Middlesex County has terminated its state of local emergency nearly 24 hours after it was issued due to heavy rainfall, and flooding.
Middlesex County Warden Cathy Burghardt-Jesson convened a meeting of the Middlesex County Emergency Operations Control Group Wednesday evening and declared a state of local Emergency in accordance with the Emergency Management and Civil Protection Act.
“We are urging all residents of the County to stay at home until conditions improve. We will keep the public updated as more information becomes available,” said Burghardt-Jesson.
A number of schools, both within the Thames Valley District School Board (TVDSB) and the London District Catholic School Board (LDCSB), have also been closed as a result.

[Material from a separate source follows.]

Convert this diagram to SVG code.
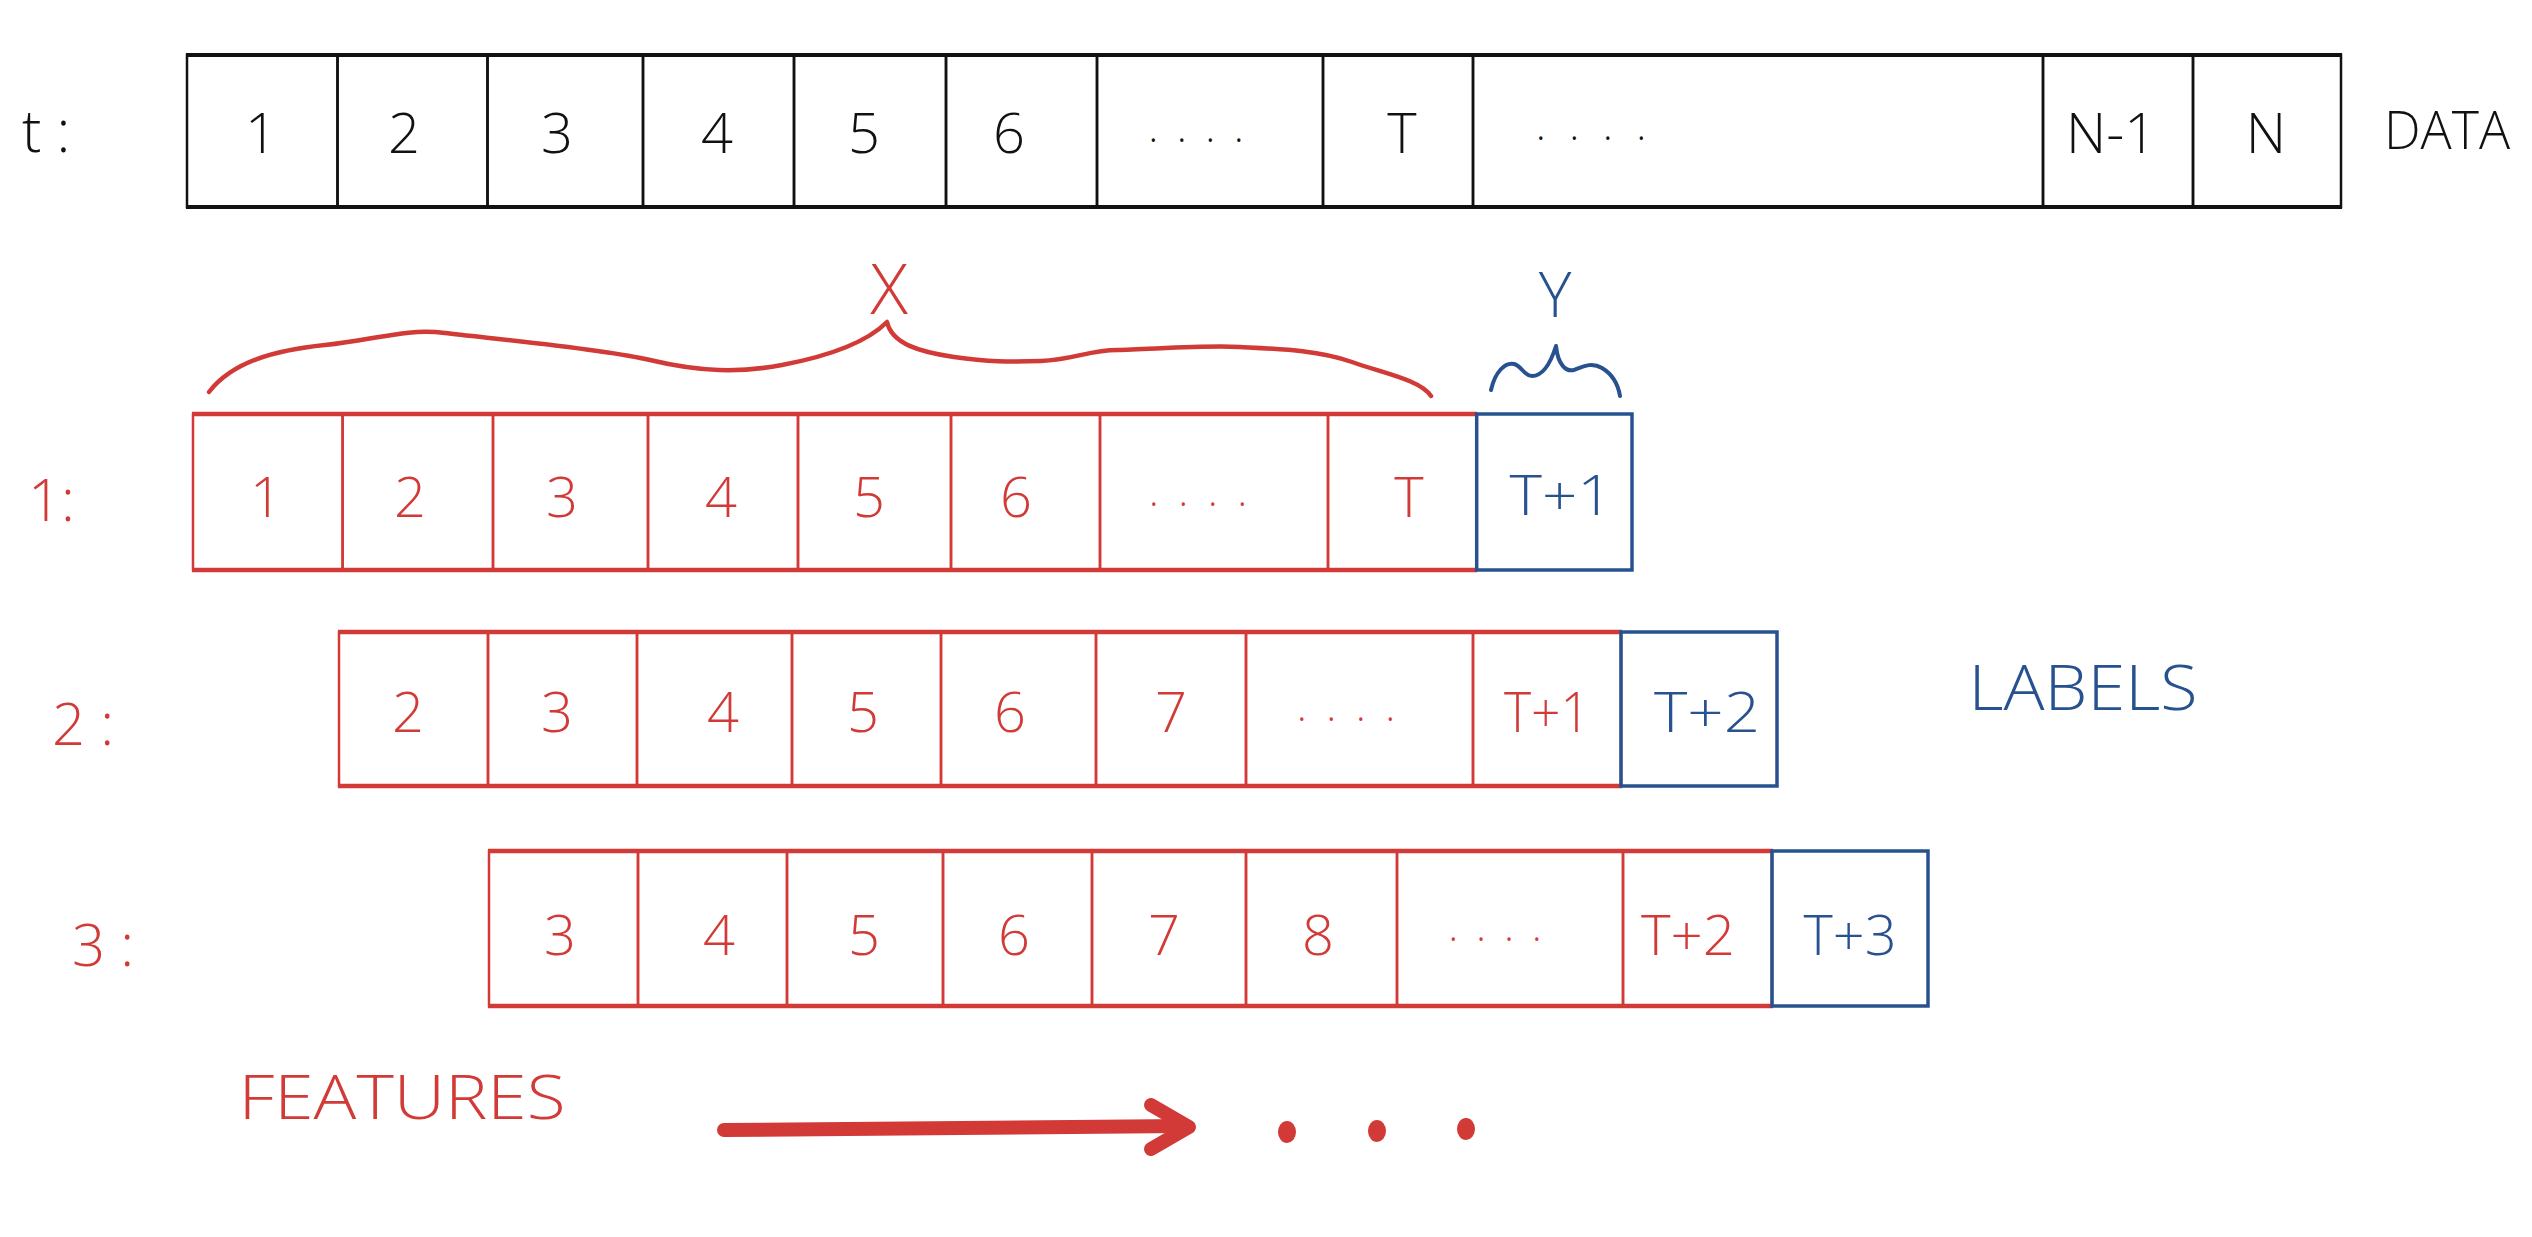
<svg xmlns="http://www.w3.org/2000/svg" width="2532" height="1237" viewBox="0 0 2532 1237">
<style>
text{font-family:"Open Sans","Liberation Sans",sans-serif;font-weight:300;text-anchor:middle}
.k{fill:#111}.r{fill:#d13a36}.b{fill:#27518f}
.cell{fill:none;stroke-width:2.5}
.ck{stroke:#111}.cr{stroke:#d13a36}.cb{stroke:#27518f}
.hk{stroke:#111;stroke-width:4}.hr{stroke:#d13a36;stroke-width:4.5}.hb{stroke:#27518f;stroke-width:4.5}
.d{font-size:56px}
.dots{font-size:40px}
.lbl{text-anchor:start;font-size:58px}
</style>
<rect width="2532" height="1237" fill="#fff"/>

<!-- DATA row -->
<g id="row-data">
  <text class="k lbl" x="22" y="152">t :</text>
  <g id="data-1"><rect class="cell ck" x="187" y="55" width="150.5" height="152"/><text class="k d" x="261" y="153">1</text></g>
  <g id="data-2"><rect class="cell ck" x="337.5" y="55" width="150" height="152"/><text class="k d" x="404" y="153">2</text></g>
  <g id="data-3"><rect class="cell ck" x="487.5" y="55" width="155.5" height="152"/><text class="k d" x="557" y="153">3</text></g>
  <g id="data-4"><rect class="cell ck" x="643" y="55" width="151" height="152"/><text class="k d" x="717" y="153">4</text></g>
  <g id="data-5"><rect class="cell ck" x="794" y="55" width="152" height="152"/><text class="k d" x="864" y="153">5</text></g>
  <g id="data-6"><rect class="cell ck" x="946" y="55" width="151" height="152"/><text class="k d" x="1009" y="153">6</text></g>
  <g id="data-dots1"><rect class="cell ck" x="1097" y="55" width="226" height="152"/><text class="k dots" x="1196" y="142" textLength="95" lengthAdjust="spacing">....</text></g>
  <g id="data-T"><rect class="cell ck" x="1323" y="55" width="150" height="152"/><text class="k d" x="1402" y="153">T</text></g>
  <g id="data-dots2"><rect class="cell ck" x="1473" y="55" width="570" height="152"/><text class="k dots" x="1591" y="140" textLength="110" lengthAdjust="spacing">....</text></g>
  <g id="data-N1"><rect class="cell ck" x="2043" y="55" width="150" height="152"/><text class="k d" x="2111" y="153" textLength="90" lengthAdjust="spacingAndGlyphs">N-1</text></g>
  <g id="data-N"><rect class="cell ck" x="2193" y="55" width="148" height="152"/><text class="k d" x="2266" y="153">N</text></g>
  <line class="hk" x1="186" y1="55" x2="2342" y2="55"/>
  <line class="hk" x1="186" y1="207" x2="2342" y2="207"/>
  <text class="k" x="2447" y="149" font-size="54" textLength="126" lengthAdjust="spacingAndGlyphs">DATA</text>
</g>

<!-- X brace -->
<g id="brace-x">
  <path d="M209,392 C232,362 275,350 325,345 S405,328 445,333 S600,348 650,360 S740,373 782,365 S864,345 887,322 C892,344 920,352 954,357 S1010,362 1041,361 S1090,350 1117,350 S1200,345 1240,347 S1318,350 1352,362 S1420,380 1431,396" fill="none" stroke="#d13a36" stroke-width="4.5" stroke-linecap="round" stroke-linejoin="round"/>
  <text class="r" x="889" y="314" font-size="70">X</text>
</g>

<!-- Y brace -->
<g id="brace-y">
  <path d="M1491,390 C1495,372 1505,362 1514,364 C1522,366 1524,376 1532,376 C1542,376 1550,365 1556,346 C1558,365 1566,372 1574,370 C1584,366 1592,362 1602,368 C1612,374 1618,384 1620,396" fill="none" stroke="#27518f" stroke-width="4" stroke-linecap="round" stroke-linejoin="round"/>
  <text class="b" x="1555" y="317" font-size="62">Y</text>
</g>

<!-- Row 1 -->
<g id="row-1">
  <text class="r lbl" x="28" y="521">1:</text>
  <g id="r1-1"><rect class="cell cr" x="193" y="414" width="149.6" height="156"/><text class="r d" x="266" y="517">1</text></g>
  <g id="r1-2"><rect class="cell cr" x="342.6" y="414" width="150.4" height="156"/><text class="r d" x="410" y="517">2</text></g>
  <g id="r1-3"><rect class="cell cr" x="493" y="414" width="155" height="156"/><text class="r d" x="562" y="517">3</text></g>
  <g id="r1-4"><rect class="cell cr" x="648" y="414" width="150" height="156"/><text class="r d" x="721" y="517">4</text></g>
  <g id="r1-5"><rect class="cell cr" x="798" y="414" width="153" height="156"/><text class="r d" x="869" y="517">5</text></g>
  <g id="r1-6"><rect class="cell cr" x="951" y="414" width="149" height="156"/><text class="r d" x="1016" y="517">6</text></g>
  <g id="r1-dots"><rect class="cell cr" x="1100" y="414" width="228" height="156"/><text class="r dots" x="1198" y="506" textLength="98" lengthAdjust="spacing">....</text></g>
  <g id="r1-T"><rect class="cell cr" x="1328" y="414" width="148.7" height="156"/><text class="r d" x="1409" y="517">T</text></g>
  <line class="hr" x1="192" y1="414" x2="1477" y2="414"/>
  <line class="hr" x1="192" y1="570" x2="1477" y2="570"/>
  <g id="r1-y"><rect x="1476.7" y="414" width="155.3" height="156" fill="none" stroke="#27518f" stroke-width="3.5"/><text class="b d" x="1561" y="515" textLength="103" lengthAdjust="spacingAndGlyphs">T+1</text></g>
</g>

<!-- Row 2 -->
<g id="row-2">
  <text class="r lbl" x="52" y="745">2 :</text>
  <g id="r2-2"><rect class="cell cr" x="339" y="632" width="149" height="154"/><text class="r d" x="408" y="732">2</text></g>
  <g id="r2-3"><rect class="cell cr" x="488" y="632" width="149" height="154"/><text class="r d" x="557" y="732">3</text></g>
  <g id="r2-4"><rect class="cell cr" x="637" y="632" width="155" height="154"/><text class="r d" x="723" y="732">4</text></g>
  <g id="r2-5"><rect class="cell cr" x="792" y="632" width="149" height="154"/><text class="r d" x="863" y="732">5</text></g>
  <g id="r2-6"><rect class="cell cr" x="941" y="632" width="155" height="154"/><text class="r d" x="1010" y="732">6</text></g>
  <g id="r2-7"><rect class="cell cr" x="1096" y="632" width="150" height="154"/><text class="r d" x="1171" y="732">7</text></g>
  <g id="r2-dots"><rect class="cell cr" x="1246" y="632" width="227" height="154"/><text class="r dots" x="1346" y="721" textLength="98" lengthAdjust="spacing">....</text></g>
  <g id="r2-T1"><rect class="cell cr" x="1473" y="632" width="148" height="154"/><text class="r d" x="1547" y="732" textLength="86" lengthAdjust="spacingAndGlyphs">T+1</text></g>
  <line class="hr" x1="338" y1="632" x2="1622" y2="632"/>
  <line class="hr" x1="338" y1="786" x2="1622" y2="786"/>
  <g id="r2-y"><rect x="1621" y="632" width="156" height="154" fill="none" stroke="#27518f" stroke-width="3.5"/><text class="b d" x="1707" y="732" textLength="106" lengthAdjust="spacingAndGlyphs">T+2</text></g>
</g>

<!-- Row 3 -->
<g id="row-3">
  <text class="r lbl" x="72" y="966">3 :</text>
  <g id="r3-3"><rect class="cell cr" x="489" y="851" width="149" height="155"/><text class="r d" x="560" y="955">3</text></g>
  <g id="r3-4"><rect class="cell cr" x="638" y="851" width="149" height="155"/><text class="r d" x="719" y="955">4</text></g>
  <g id="r3-5"><rect class="cell cr" x="787" y="851" width="156" height="155"/><text class="r d" x="864" y="955">5</text></g>
  <g id="r3-6"><rect class="cell cr" x="943" y="851" width="149" height="155"/><text class="r d" x="1014" y="955">6</text></g>
  <g id="r3-7"><rect class="cell cr" x="1092" y="851" width="154" height="155"/><text class="r d" x="1164" y="955">7</text></g>
  <g id="r3-8"><rect class="cell cr" x="1246" y="851" width="151" height="155"/><text class="r d" x="1318" y="955">8</text></g>
  <g id="r3-dots"><rect class="cell cr" x="1397" y="851" width="226" height="155"/><text class="r dots" x="1495" y="941" textLength="93" lengthAdjust="spacing">....</text></g>
  <g id="r3-T2"><rect class="cell cr" x="1623" y="851" width="149" height="155"/><text class="r d" x="1688" y="955" textLength="94" lengthAdjust="spacingAndGlyphs">T+2</text></g>
  <line class="hr" x1="488" y1="851" x2="1773" y2="851"/>
  <line class="hr" x1="488" y1="1006" x2="1773" y2="1006"/>
  <g id="r3-y"><rect x="1772" y="851" width="156" height="155" fill="none" stroke="#27518f" stroke-width="3.5"/><text class="b d" x="1850" y="955" textLength="93" lengthAdjust="spacingAndGlyphs">T+3</text></g>
</g>

<g id="labels-note">
  <text class="b" x="2083" y="710" font-size="62" textLength="229" lengthAdjust="spacingAndGlyphs">LABELS</text>
</g>
<g id="features-note">
  <text class="r" x="402" y="1119" font-size="60" textLength="327" lengthAdjust="spacingAndGlyphs">FEATURES</text>
</g>

<g id="connectors">
  <line x1="724" y1="1130" x2="1184" y2="1126" stroke="#d13a36" stroke-width="14" stroke-linecap="round"/>
  <polyline points="1151,1105 1189,1127 1151,1149" fill="none" stroke="#d13a36" stroke-width="14" stroke-linecap="round" stroke-linejoin="round"/>
  <ellipse cx="1287" cy="1132" rx="9" ry="11" fill="#d13a36"/>
  <ellipse cx="1377" cy="1131" rx="9" ry="11" fill="#d13a36"/>
  <ellipse cx="1466" cy="1129" rx="9" ry="11" fill="#d13a36"/>
</g>
</svg>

Environment Canada estimated total rainfall between 75 to 100 mm by Thursday morning, with some areas of London and Middlesex Centre reaching upwards of 125 mm.
“There is no secret water levels across the region have been rapidly rising, and a number of roads have seen some water issues,” said Burghardt-Jesson.
The weather had prompted Middlesex County to close a number of roads, but those have since reopened.
- Glencoe District High School (TVDSB)
- Eckoe Central Public School (TVDSB)
- Mosa Central Public School (TVDSB)
- St. Charles Catholic Elementary School (LDCSB)
“I think everyone is quite concerned with how much water has fallen in a short period of time,” said Burghardt-Jesson.
“It easy to get caught up and think you are safe and that you know the road well, but when water crests and if a culvert is breached, it’s easy to lose your way.”
Residents are asked to avoid driving their vehicle through water or in areas where the road is not viable.
The risk of washouts is possible and driving through water can be extremely dangerous due to hidden objects or the road being weakened or washed away, the County said.
Widespread flooding was also reported in London as the city temporarily closed a section of Oxford St. West between Proudfoot Lane and Beaverbrook Ave. Wednesday night.